Problem
Given a root node reference of a BST and a key, delete the node with the given key in the BST. Return the root node reference (possibly updated) of the BST.
Basically, the deletion can be divided into two stages:
Search for a node to remove. If the node is found, delete the node.
Testcases
Input: root = [5,3,6,2,4,null,7], key = 3
Output: [5,4,6,2,null,null,7]
Initial Result
Time spent: –
Fail. I used an incorrect strategy to iteratively organize nodes while maintaining the same values on each node.
Initial Approach
I recursively found the key via DFS and then used temporary pointers to move the left tail to the end of the right tail before pushing up the right node to replace the current node.
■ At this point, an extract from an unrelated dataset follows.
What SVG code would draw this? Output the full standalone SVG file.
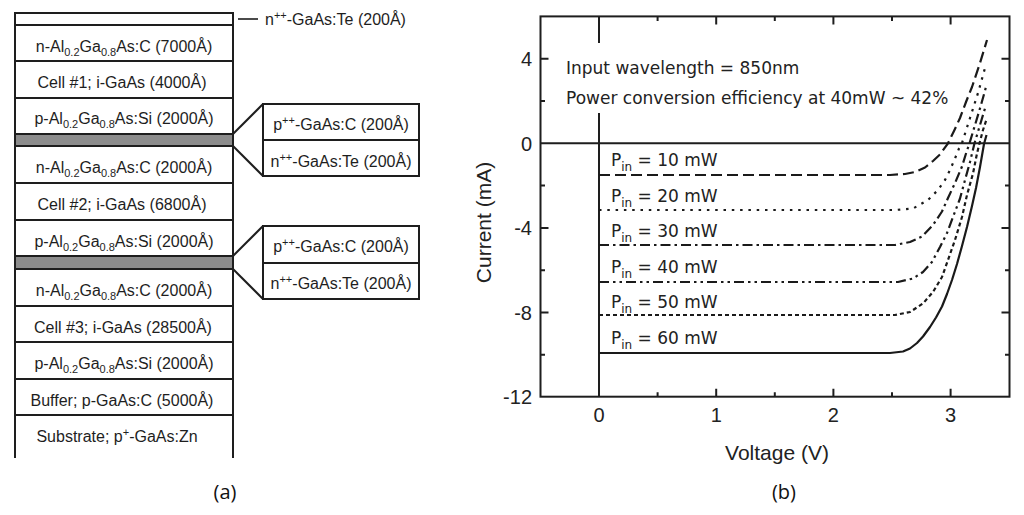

This involved keeping track of a previous node too. This strategy doesn’t work for rotating up smaller values to the left of a value to the right of the target node.
What I Missed
Once we narrow down our right subtree, we can copy the smallest value into the node that is the root of the right subtree and then recursively call our function to delete that same small node.
Approach to the Solution
Recursively call the given function to filter down to our target node (if present). Then, we just have to return a reference to the node we’re interested in. If the graph continues only to the left or only to the right, we trivially return the next node available. Otherwise, we find the smallest value that is part of the right-side subtree. We use its value to replace the value of our current node and then recursively call our function to delete that small-valued node.
Key Takeaways
Consider updating values in trees/lists when convenient.